In the 1950s post-war period, Italy enjoyed a period of strong economic growth.

Peyrano seized the opportunity to reorganise and boost sales without ever failing to meet the same high-quality standards.

The Cultural Boom of the 1980s and 1990s

During the 1980s, the production facilities were again upgraded and the company focused more on communication.

A close affinity was created between haute couture and Peyrano chocolate: the iconic pralines were always on offer during the fashion shows in the ateliers of the great Italian fashion designers.

Vogue Italia itself regularly used Peyrano products to honour its top clients, just as the most luxurious hotels made it a habit to always leave a Peyrano chocolate on their guests' bedside table.
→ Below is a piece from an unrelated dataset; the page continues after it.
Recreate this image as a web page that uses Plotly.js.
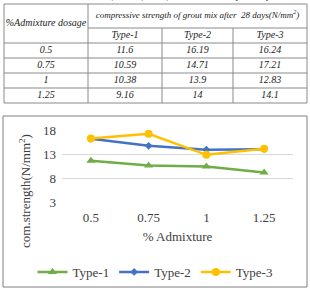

The chocolate and design combination was consolidated in the 1990s with the design of some special packaging by the creative talents of prominent designers like Ettore Sottsass, Alessandro Mendini, Riccardo Dalisi, David Palterer, Lorenzo Sabbatini and many others.



Peyrano now...

Since 2019, the business and its traditions have been overseen by Turin-based entrepreneur Alessandro Pradelli.

The philosophy is to act as a "custodian of tradition while introducing innovative elements" with respect for the artisan process. 

The laboratory in Corso Moncalieri 47, which occupies an area of about 1800 square metres in the centre of Turin, was radically overhauled in 2021 and remains the company's production centre.  

All Peyrano's chocolate processes start with the selection of the cocoa beans, which the Master Chocolatiers work on in the following steps: roasting, grinding and removal of the skin, mixing the different varieties of cocoa with sugar, refining, conching, coating and packaging. 

Attention to detail and the artisan nature of the product are two cornerstones of the Peyrano philosophy.

The different types of packaging are prepared and wrapped by hand with meticulous precision and elegance, and at the same time the R&D team continues to study new recipes to add to the ever-present traditional ones.